Section 79 of the Information Technology Act, 2000 provides that an intermediary — any entity that stores or transmits content on behalf of third parties, including Google, Facebook, YouTube, Twitter/X, and Indian news portals — is not liable for third-party content hosted on its platform, provided it satisfies certain statutory conditions. This protection is the legal foundation upon which every major platform operates in India, and understanding its precise terms is essential to any content removal strategy.
What Is Section 79 of the IT Act and Why It Matters for Content Removal
This protection is called "safe harbour." It is not a blanket immunity — it is a conditional protection that evaporates the moment the platform fails to meet its statutory obligations. Section 79(3)(b) states explicitly that the safe harbour is not available where the intermediary, upon receiving actual knowledge that the hosted content is unlawful, fails to expeditiously remove or disable access to that content. A valid legal notice creates that actual knowledge.
The practical consequence of this structure is that the safe harbour becomes legally untenable the moment a platform receives proper notice of unlawful content and does not act. A platform that ignores a formally addressed advocate notice invoking Section 79 is no longer operating as a neutral conduit — it has transitioned into the legal position of a knowing publisher of unlawful material, with corresponding civil and potentially criminal liability for that content.

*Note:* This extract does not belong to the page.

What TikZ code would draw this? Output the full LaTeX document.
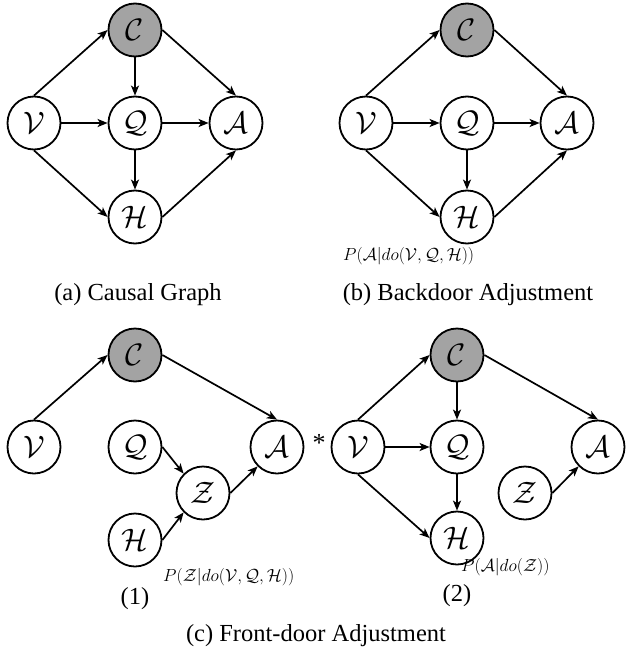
\RequirePackage{fix-cm}
\documentclass[tikz,border=0pt]{standalone}
\usepackage{fontspec}
\setmainfont{Liberation Serif}
\usetikzlibrary{arrows.meta}
\definecolor{confgray}{RGB}{163,163,163}
\begin{document}
\begin{tikzpicture}[x=1pt,y=-1pt,
  var/.style={circle,draw,line width=1.8pt,minimum size=53pt,inner sep=0pt,font=\fontsize{31}{31}\selectfont},
  conf/.style={var,fill=confgray},
  arr/.style={-{Stealth[length=10pt,width=8pt,inset=2.5pt]},line width=1.7pt},
  capt/.style={font=\fontsize{24.5}{26}\selectfont},
  prob/.style={font=\fontsize{17.5}{18}\selectfont,anchor=west,inner sep=0pt}]
\useasboundingbox (0,0) rectangle (626,653);
% ---------- (a) ----------
\node[conf] (aC) at (135,30) {$\mathcal{C}$};
\node[var] (aV) at (34,123) {$\mathcal{V}$};
\node[var] (aQ) at (135,123) {$\mathcal{Q}$};
\node[var] (aA) at (236,123) {$\mathcal{A}$};
\node[var] (aH) at (135,217) {$\mathcal{H}$};
\draw[arr] (aV.north) -- (aC.west);
\draw[arr] (aC.east) -- (aA.north);
\draw[arr] (aC.south) -- (aQ.north);
\draw[arr] (aV.east) -- (aQ.west);
\draw[arr] (aQ.east) -- (aA.west);
\draw[arr] (aQ.south) -- (aH.north);
\draw[arr] (aV.south) -- (aH.west);
\draw[arr] (aH.east) -- (aA.south);
\node[capt] (capa) at (138,295) {(a) Causal Graph};
% ---------- (b) ----------
\node[conf] (bC) at (467,30) {$\mathcal{C}$};
\node[var] (bV) at (366,123) {$\mathcal{V}$};
\node[var] (bQ) at (467,123) {$\mathcal{Q}$};
\node[var] (bA) at (567,123) {$\mathcal{A}$};
\node[var] (bH) at (467,217) {$\mathcal{H}$};
\draw[arr] (bV.north) -- (bC.west);
\draw[arr] (bC.east) -- (bA.north);
\draw[arr] (bV.east) -- (bQ.west);
\draw[arr] (bQ.east) -- (bA.west);
\draw[arr] (bQ.south) -- (bH.north);
\draw[arr] (bV.south) -- (bH.west);
\draw[arr] (bH.east) -- (bA.south);
\node[prob] (pb) at (343,256) {$P(\mathcal{A}|do(\mathcal{V},\mathcal{Q},\mathcal{H}))$};
\node[capt] (capb) at (468,295) {(b) Backdoor Adjustment};
% ---------- (c1) ----------
\node[conf] (cC) at (135,355) {$\mathcal{C}$};
\node[var] (cV) at (34,447) {$\mathcal{V}$};
\node[var] (cQ) at (135,447) {$\mathcal{Q}$};
\node[var] (cA) at (277,447) {$\mathcal{A}$};
\node[var] (cZ) at (203,493) {$\mathcal{Z}$};
\node[var] (cH) at (135,540) {$\mathcal{H}$};
\draw[arr] (cV.north) -- (cC.west);
\draw[arr] (cC.east) -- (cA.north);
\draw[arr] (cQ.east) -- (cZ.north west);
\draw[arr] (cH.east) -- (cZ.south west);
\draw[arr] (cZ.east) -- (cA.south west);
\node[prob] (pc) at (163,577) {$P(\mathcal{Z}|do(\mathcal{V},\mathcal{Q},\mathcal{H}))$};
\node[capt] (one) at (135,599) {(1)};
% ---------- star ----------
\node[font=\fontsize{26}{26}\selectfont] (star) at (319,443) {*};
% ---------- (c2) ----------
\node[conf] (dC) at (457,355) {$\mathcal{C}$};
\node[var] (dV) at (358,447) {$\mathcal{V}$};
\node[var] (dQ) at (457,447) {$\mathcal{Q}$};
\node[var] (dA) at (598,447) {$\mathcal{A}$};
\node[var] (dZ) at (525,493) {$\mathcal{Z}$};
\node[var] (dH) at (457,538) {$\mathcal{H}$};
\draw[arr] (dV.north) -- (dC.west);
\draw[arr] (dC.east) -- (dA.north);
\draw[arr] (dC.south) -- (dQ.north);
\draw[arr] (dV.east) -- (dQ.west);
\draw[arr] (dQ.south) -- (dH.north);
\draw[arr] (dV.south) -- (dH.west);
\draw[arr] (dZ.east) -- (dA.south west);
\node[prob] (pd) at (461,567) {$P(\mathcal{A}|do(\mathcal{Z}))$};
\node[capt] (two) at (457,596) {(2)};
% ---------- caption ----------
\node[capt] (capc) at (316,636) {(c) Front-door Adjustment};
\end{tikzpicture}
\end{document}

The definition of "intermediary" under Section 2(1)(w) of the IT Act is deliberately broad. It covers telecom service providers, network service providers, internet service providers, web-hosting service providers, search engines, online payment and auction sites, online marketplaces, and any other entity that receives, stores, transmits, or provides any service with respect to electronic records on behalf of another person. Every major platform operating in India — domestic or foreign — falls within this definition.
The Shreya Singhal Judgment and Its Impact on Section 79 Notices
The Supreme Court judgment in Shreya Singhal v. Union of India (2015) struck down Section 66A of the IT Act as unconstitutional but significantly clarified the reading of Section 79. The Court held that Section 79(3)(b) — which removes safe harbour when a platform fails to act on actual knowledge — must be read narrowly: "actual knowledge" in the context of Section 79(3)(b) arises upon receipt of a court order or a government notification, not from a private individual complaint alone.
This reading departed from how Section 79 had been applied before Shreya Singhal, when many advocates treated private legal notices as sufficient to strip safe harbour. However, the subsequent IT Rules 2021 created an independent compliance framework that restored and strengthened the practical pressure of advocate-sent notices. Under the Rules, platforms are independently obligated to acknowledge and act on grievances within mandatory timelines — creating liability for non-compliance that operates separately from the Section 79(3)(b) safe harbour removal mechanism.
The operational effect post-Shreya Singhal is a dual-track system. Track one: IT Rules 2021 impose mandatory processing timelines on platforms regardless of the Section 79(3)(b) court-order requirement. Track two: for definitive safe harbour removal, a court order remains the cleanest instrument — and interim injunction applications in India High Courts have become faster and more accessible as the volume of online defamation cases has grown substantially in recent years.
Practitioners who send Section 79 notices must accompany them with a clear invocation of the IT Rules 2021 compliance obligations, which are independent of and not affected by the Shreya Singhal ruling on Section 79(3)(b). The two legal instruments work in tandem, and a well-drafted notice invokes both simultaneously to create maximum compliance pressure on the platform from different legal directions.
IT Rules 2021 and the Due Diligence Framework for Significant Social Media Intermediaries
The Information Technology (Intermediary Guidelines and Digital Media Ethics Code) Rules, 2021 introduced a tiered compliance framework that distinguishes between ordinary intermediaries and "significant social media intermediaries" — platforms with more than 5 million registered users in India. Every major platform — Facebook, Instagram, WhatsApp, YouTube, Twitter/X, LinkedIn, Telegram, and Snapchat — qualifies as a significant social media intermediary under this definition.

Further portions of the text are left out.